Goal of the exercise: Transcribe the material from its first line onward, ending with the line that contains "var y0 = y(0), y1 = y(70);" and adding nothing beyond it.

Data:
*-*-*
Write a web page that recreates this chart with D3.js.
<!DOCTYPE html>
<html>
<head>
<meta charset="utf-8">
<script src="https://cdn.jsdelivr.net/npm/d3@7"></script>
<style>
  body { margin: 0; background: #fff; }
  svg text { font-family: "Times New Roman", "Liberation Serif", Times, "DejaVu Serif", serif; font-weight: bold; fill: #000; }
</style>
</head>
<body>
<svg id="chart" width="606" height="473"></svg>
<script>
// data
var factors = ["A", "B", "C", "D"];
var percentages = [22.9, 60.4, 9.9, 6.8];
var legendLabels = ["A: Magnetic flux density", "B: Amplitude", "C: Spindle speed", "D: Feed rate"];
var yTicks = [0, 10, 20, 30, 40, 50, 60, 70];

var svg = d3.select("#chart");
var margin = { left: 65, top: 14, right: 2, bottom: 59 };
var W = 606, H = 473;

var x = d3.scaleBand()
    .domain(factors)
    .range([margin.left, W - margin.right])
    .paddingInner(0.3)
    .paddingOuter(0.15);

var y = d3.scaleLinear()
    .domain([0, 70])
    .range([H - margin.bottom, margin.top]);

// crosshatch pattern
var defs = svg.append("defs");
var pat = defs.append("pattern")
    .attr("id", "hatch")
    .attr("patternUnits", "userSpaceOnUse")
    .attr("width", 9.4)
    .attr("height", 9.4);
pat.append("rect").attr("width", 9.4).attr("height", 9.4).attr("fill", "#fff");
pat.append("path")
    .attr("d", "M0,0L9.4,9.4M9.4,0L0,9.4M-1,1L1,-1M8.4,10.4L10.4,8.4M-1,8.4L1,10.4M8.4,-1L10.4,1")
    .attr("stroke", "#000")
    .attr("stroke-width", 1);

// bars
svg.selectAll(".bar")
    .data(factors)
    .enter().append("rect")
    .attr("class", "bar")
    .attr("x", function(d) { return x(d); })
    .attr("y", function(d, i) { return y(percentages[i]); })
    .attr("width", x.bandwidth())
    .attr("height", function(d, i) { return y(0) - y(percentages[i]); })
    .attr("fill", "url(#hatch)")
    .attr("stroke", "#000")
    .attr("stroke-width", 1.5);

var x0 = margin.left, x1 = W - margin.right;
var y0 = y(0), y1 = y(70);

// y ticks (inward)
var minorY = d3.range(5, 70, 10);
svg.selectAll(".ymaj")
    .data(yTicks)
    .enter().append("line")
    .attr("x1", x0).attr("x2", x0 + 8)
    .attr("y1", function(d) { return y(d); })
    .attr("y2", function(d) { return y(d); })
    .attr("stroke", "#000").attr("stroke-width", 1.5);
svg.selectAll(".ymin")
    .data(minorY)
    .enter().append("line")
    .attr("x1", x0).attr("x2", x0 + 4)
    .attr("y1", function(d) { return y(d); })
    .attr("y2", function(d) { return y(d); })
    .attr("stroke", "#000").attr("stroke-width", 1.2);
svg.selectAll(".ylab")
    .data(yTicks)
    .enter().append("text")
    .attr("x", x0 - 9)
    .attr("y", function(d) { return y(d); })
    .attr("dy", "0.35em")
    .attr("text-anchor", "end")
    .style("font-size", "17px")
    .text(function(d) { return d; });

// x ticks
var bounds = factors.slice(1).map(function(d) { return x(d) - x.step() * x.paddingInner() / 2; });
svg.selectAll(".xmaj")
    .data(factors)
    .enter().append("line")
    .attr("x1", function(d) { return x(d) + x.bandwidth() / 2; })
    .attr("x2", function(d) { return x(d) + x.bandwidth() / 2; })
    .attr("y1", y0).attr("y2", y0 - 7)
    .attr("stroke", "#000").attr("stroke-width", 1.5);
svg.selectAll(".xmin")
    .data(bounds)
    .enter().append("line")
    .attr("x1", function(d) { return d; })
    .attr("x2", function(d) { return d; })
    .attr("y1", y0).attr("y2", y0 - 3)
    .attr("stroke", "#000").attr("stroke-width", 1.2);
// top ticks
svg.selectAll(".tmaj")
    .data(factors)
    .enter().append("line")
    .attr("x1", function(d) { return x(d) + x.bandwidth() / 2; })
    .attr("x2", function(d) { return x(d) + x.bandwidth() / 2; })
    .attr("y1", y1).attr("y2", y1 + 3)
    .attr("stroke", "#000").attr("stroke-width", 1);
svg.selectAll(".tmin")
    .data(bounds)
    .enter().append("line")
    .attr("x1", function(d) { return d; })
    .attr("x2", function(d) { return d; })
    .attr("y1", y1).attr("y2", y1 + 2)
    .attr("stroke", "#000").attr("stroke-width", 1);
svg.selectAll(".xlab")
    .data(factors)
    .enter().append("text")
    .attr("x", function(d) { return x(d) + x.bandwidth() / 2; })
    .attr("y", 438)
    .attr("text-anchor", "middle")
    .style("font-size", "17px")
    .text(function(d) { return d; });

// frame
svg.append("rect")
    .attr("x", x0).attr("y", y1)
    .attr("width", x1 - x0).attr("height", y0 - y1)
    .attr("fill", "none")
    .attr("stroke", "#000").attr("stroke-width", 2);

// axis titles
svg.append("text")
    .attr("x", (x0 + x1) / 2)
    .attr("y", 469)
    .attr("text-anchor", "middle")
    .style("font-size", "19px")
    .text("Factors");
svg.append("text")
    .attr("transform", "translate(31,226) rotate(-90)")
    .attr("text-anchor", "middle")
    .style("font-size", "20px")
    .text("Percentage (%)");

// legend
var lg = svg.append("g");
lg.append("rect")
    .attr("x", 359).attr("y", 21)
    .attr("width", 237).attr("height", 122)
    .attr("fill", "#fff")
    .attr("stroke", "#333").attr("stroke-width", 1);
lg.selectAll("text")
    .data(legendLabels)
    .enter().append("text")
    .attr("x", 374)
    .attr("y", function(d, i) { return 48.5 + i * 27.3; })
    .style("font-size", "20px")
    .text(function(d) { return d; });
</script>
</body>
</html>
*-*-*
Result below:
Write a web page that recreates this chart with D3.js.
<!DOCTYPE html>
<html>
<head>
<meta charset="utf-8">
<script src="https://cdn.jsdelivr.net/npm/d3@7"></script>
<style>
  body { margin: 0; background: #fff; }
  svg text { font-family: "Times New Roman", "Liberation Serif", Times, "DejaVu Serif", serif; font-weight: bold; fill: #000; }
</style>
</head>
<body>
<svg id="chart" width="606" height="473"></svg>
<script>
// data
var factors = ["A", "B", "C", "D"];
var percentages = [22.9, 60.4, 9.9, 6.8];
var legendLabels = ["A: Magnetic flux density", "B: Amplitude", "C: Spindle speed", "D: Feed rate"];
var yTicks = [0, 10, 20, 30, 40, 50, 60, 70];

var svg = d3.select("#chart");
var margin = { left: 65, top: 14, right: 2, bottom: 59 };
var W = 606, H = 473;

var x = d3.scaleBand()
    .domain(factors)
    .range([margin.left, W - margin.right])
    .paddingInner(0.3)
    .paddingOuter(0.15);

var y = d3.scaleLinear()
    .domain([0, 70])
    .range([H - margin.bottom, margin.top]);

// crosshatch pattern
var defs = svg.append("defs");
var pat = defs.append("pattern")
    .attr("id", "hatch")
    .attr("patternUnits", "userSpaceOnUse")
    .attr("width", 9.4)
    .attr("height", 9.4);
pat.append("rect").attr("width", 9.4).attr("height", 9.4).attr("fill", "#fff");
pat.append("path")
    .attr("d", "M0,0L9.4,9.4M9.4,0L0,9.4M-1,1L1,-1M8.4,10.4L10.4,8.4M-1,8.4L1,10.4M8.4,-1L10.4,1")
    .attr("stroke", "#000")
    .attr("stroke-width", 1);

// bars
svg.selectAll(".bar")
    .data(factors)
    .enter().append("rect")
    .attr("class", "bar")
    .attr("x", function(d) { return x(d); })
    .attr("y", function(d, i) { return y(percentages[i]); })
    .attr("width", x.bandwidth())
    .attr("height", function(d, i) { return y(0) - y(percentages[i]); })
    .attr("fill", "url(#hatch)")
    .attr("stroke", "#000")
    .attr("stroke-width", 1.5);

var x0 = margin.left, x1 = W - margin.right;
var y0 = y(0), y1 = y(70);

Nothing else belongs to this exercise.